Read more: Double Sided Disks and Cylinders

*1.44MB is a LIE! (bits, bytes, and bibytes)

This turned out longer than I expected.

Actually, you've been lied to. A 2HD floppy disk does not have 1.44 megabytes of storage, any way you look at it. Instead, it has 1.44 * 1000 kibibytes of storage. Technically, that is not 1.44 megabytes (MB), nor is it 1.44 mebibytes (MiB). It's 1.44 kilokibibytes (KKiB?).

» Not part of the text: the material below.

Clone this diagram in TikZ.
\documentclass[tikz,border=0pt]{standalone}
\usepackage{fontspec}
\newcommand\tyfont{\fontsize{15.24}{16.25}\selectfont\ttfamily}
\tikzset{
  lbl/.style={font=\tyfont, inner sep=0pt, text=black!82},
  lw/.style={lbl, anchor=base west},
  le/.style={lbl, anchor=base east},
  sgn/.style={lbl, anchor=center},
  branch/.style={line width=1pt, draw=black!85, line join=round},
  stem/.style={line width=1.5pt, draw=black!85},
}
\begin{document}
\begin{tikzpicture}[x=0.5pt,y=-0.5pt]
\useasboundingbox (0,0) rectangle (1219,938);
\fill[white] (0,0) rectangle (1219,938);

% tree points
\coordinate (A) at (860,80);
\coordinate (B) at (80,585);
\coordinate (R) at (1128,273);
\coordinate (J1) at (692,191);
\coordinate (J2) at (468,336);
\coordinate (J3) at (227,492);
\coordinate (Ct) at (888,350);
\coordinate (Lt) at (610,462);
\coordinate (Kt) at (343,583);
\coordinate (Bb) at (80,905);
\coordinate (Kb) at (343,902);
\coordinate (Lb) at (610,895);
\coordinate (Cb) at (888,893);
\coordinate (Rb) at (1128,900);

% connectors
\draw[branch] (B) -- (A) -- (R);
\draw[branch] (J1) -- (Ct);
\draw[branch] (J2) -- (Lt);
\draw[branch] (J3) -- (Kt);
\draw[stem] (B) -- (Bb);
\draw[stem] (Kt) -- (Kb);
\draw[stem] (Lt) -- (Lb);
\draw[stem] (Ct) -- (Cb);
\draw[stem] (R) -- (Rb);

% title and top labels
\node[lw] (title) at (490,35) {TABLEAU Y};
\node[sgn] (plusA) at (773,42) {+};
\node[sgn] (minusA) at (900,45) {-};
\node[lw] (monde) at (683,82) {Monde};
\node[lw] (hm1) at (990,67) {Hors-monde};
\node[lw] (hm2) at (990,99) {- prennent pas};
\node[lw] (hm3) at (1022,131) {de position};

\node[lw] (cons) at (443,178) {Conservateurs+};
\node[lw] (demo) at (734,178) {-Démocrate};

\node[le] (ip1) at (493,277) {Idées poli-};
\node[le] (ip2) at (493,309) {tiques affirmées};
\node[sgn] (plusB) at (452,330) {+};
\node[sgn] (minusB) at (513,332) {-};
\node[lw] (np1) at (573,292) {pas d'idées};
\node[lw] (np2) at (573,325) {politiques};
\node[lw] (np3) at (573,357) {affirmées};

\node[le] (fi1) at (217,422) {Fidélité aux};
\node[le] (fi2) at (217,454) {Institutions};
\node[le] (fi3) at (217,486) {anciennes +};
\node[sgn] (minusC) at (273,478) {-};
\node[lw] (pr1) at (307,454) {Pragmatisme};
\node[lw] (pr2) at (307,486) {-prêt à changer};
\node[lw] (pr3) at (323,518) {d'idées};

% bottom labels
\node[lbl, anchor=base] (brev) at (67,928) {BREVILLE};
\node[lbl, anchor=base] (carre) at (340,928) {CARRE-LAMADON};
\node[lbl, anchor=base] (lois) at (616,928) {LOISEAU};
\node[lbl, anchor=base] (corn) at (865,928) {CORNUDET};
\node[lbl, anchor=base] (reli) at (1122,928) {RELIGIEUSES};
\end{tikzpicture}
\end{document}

A common (and incorrect) myth is that storage media is advertised in tera/giga/mega/kiloBITS instead of BYTES, but this is incorrect. A *BIT is 1/8th of a *BYTE (because there are 8 bits in a byte (an 8-bit word)). For example, your internet connection is most likely sold to you measured in megaBITS per second because the number is both larger (easier to sell) and modems from the olden days of the internet were advertised in their capacity for bits-per-second (baud rate). If I have an 80 megabit per second (80 Mbps, 80 * 10^6 bps) connection, that is only 10 megabytes per second (10MB/s, 10 * 10^6 bps). However, since both this sales strategy would not fly with storage mediums and they were not traditionally measured by the bit, the capacity is instead almost always measured in tera/giga/mega/kiloBYTEs (10^n bytes) of storage. Still, though, this number is often just a close estimation. For example, the SSD in my computer has an actual capacity of 240.057409536 gigabytes, but is sold as a 240GB drive.

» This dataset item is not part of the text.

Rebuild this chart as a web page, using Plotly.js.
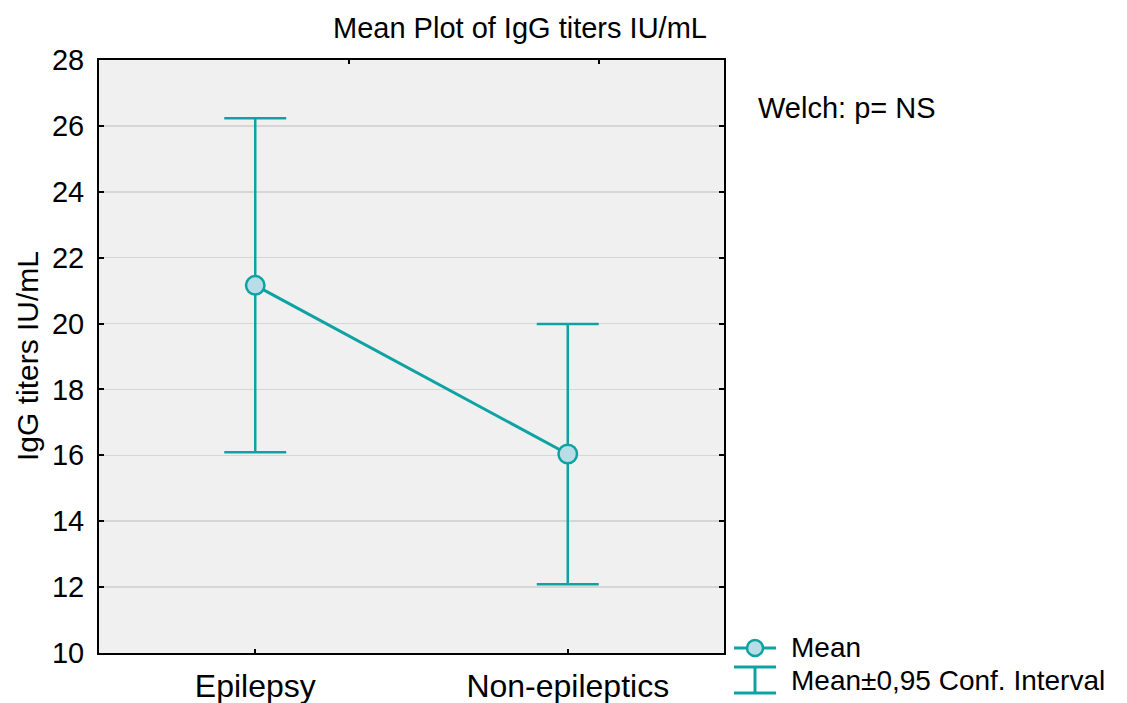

However, metric doesn't paint the whole story because computers work with twos, not tens. A sector being 512 bytes makes more sense as a data structure because a computer can count 512 steps by simply counting to 2^7 (8-bits) twice. There's not a particular reason why a sector couldn't be 500 bytes, or 50 bytes, or 137 bytes, but in general I'm sure it was to simply maximize the balance between the capabilities of the medium and the capabilities of the machine.

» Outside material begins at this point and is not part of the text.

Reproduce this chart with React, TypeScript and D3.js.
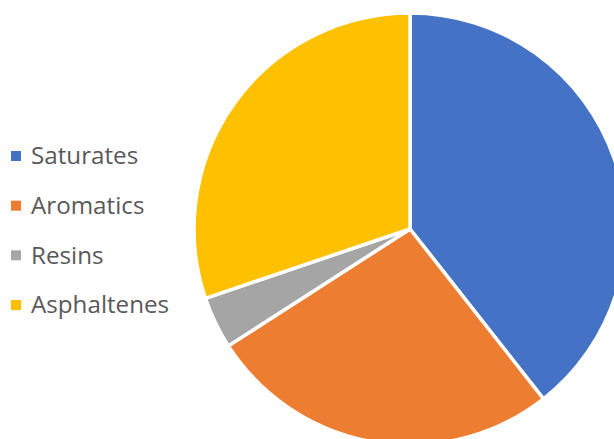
import React from "react";
import * as d3 from "d3";

const categories = ["Saturates", "Aromatics", "Resins", "Asphaltenes"];
const values = [39.4, 26.5, 3.9, 30.2];
const colors = ["#4472C4", "#ED7D31", "#A5A5A5", "#FFC000"];

export default function App() {
  const W = 614, H = 439;
  const cx = 410, cy = 229, r = 216;
  const pie = d3.pie<number>().sort(null).value((d) => d)(values);
  const arc = d3.arc<d3.PieArcDatum<number>>().innerRadius(0).outerRadius(r);
  const legendY = d3.scalePoint<string>().domain(categories).range([156, 305]);
  return (
    <svg width={W} height={H} style={{ position: "absolute", left: 0, top: 0 }}>
      <rect width={W} height={H} fill="#fff" />
      <g transform={`translate(${cx},${cy})`}>
        {pie.map((p, i) => (
          <path key={i} d={arc(p) || ""} fill={colors[i]} stroke="#fff" strokeWidth={3.5} strokeLinejoin="round" />
        ))}
      </g>
      {categories.map((c, i) => (
        <g key={c} transform={`translate(0,${legendY(c)})`}>
          <rect x={11} y={-5} width={10} height={10} fill={colors[i]} />
          <text x={31} y={0} dy="0.35em" fontFamily="'Open Sans', sans-serif" fontSize={24.2} fill="#595959">
            {c}
          </text>
        </g>
      ))}
    </svg>
  );
}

As a result, you may have heard that 1 kilobyte is equal to 1024 bytes or 1 megabyte is equal to 1024 kilobytes. This is not true, as kilo and mega are metrix prefixes, meaning they are always going to be a round measure of 10 to some power. 1 kilobyte is 1000 bytes. 1 megabyte is 1000 kilobytes.

Enter the *bibyte.

Windows and most other operating systems generally actually measure in the often unknown and unsung *bibytes (gibibytes/mebibytes/kibibytes/bytes), which instead of being multiples of ten (10^(n*3), where n is kilo(1), mega(2), giga(3), and so forth), they are multiples of two (2^10n) since binary bases are also multiples of 2. One kibibyte is 2^10 (1024) bytes, a mebibyte is (2^10 * 2^10 = 2^20, 1024 * 1024) bytes, and so on and so forth. It is why we can say that two sectors (each 512 bytes, because that number is again more natural to a computer-centric bases like base-2 (binary)) make up 1K instead of 1.024K. It can get confusing, but know if you buy a 500GB hard disk, it is generally about 500 gigabytes. It will show up on a Windows computer as ~465GB (Windows, confused as it is, calls them gigabytes, where it should be calling them gibibytes (GiB)) -- maybe slightly less depending on file system information, partitioning, etc. Linux is a bit more transparent about this, at least using the correct abbreviations (most of the time), and to my knowledge macOS (previously OS X) is the only operating system to truly measure in the metric bases. There's a big ol' load of mixups and misinformation, but hopefully this sets the record straight for you. For the love of all that is good, let's at LEAST stop the gigabits rumor.

So, finally, how much is on a 2HD floppy disk then? Well, there are 2880 sectors, each at 512 bytes a piece, meaning there are precisely 1474560 bytes on a disk. That equates to 1474.56 kilobytes, or 1.47456 megabytes. There are 1440 kibibytes (a nicer number), or 1.40625 mebibytes. There are 1.44 kilo-kibibytes (not megabytes!) per disk.

Of course, this is advertised as 1.44MB, so for the sake of simplicity and to minimize confusion, that's probably what I'll call it everywhere else on this site and the system. You're welcome to do the same, of course, but hopefully you enjoy knowing more about the measurement of our dearest medium - the floppy disk.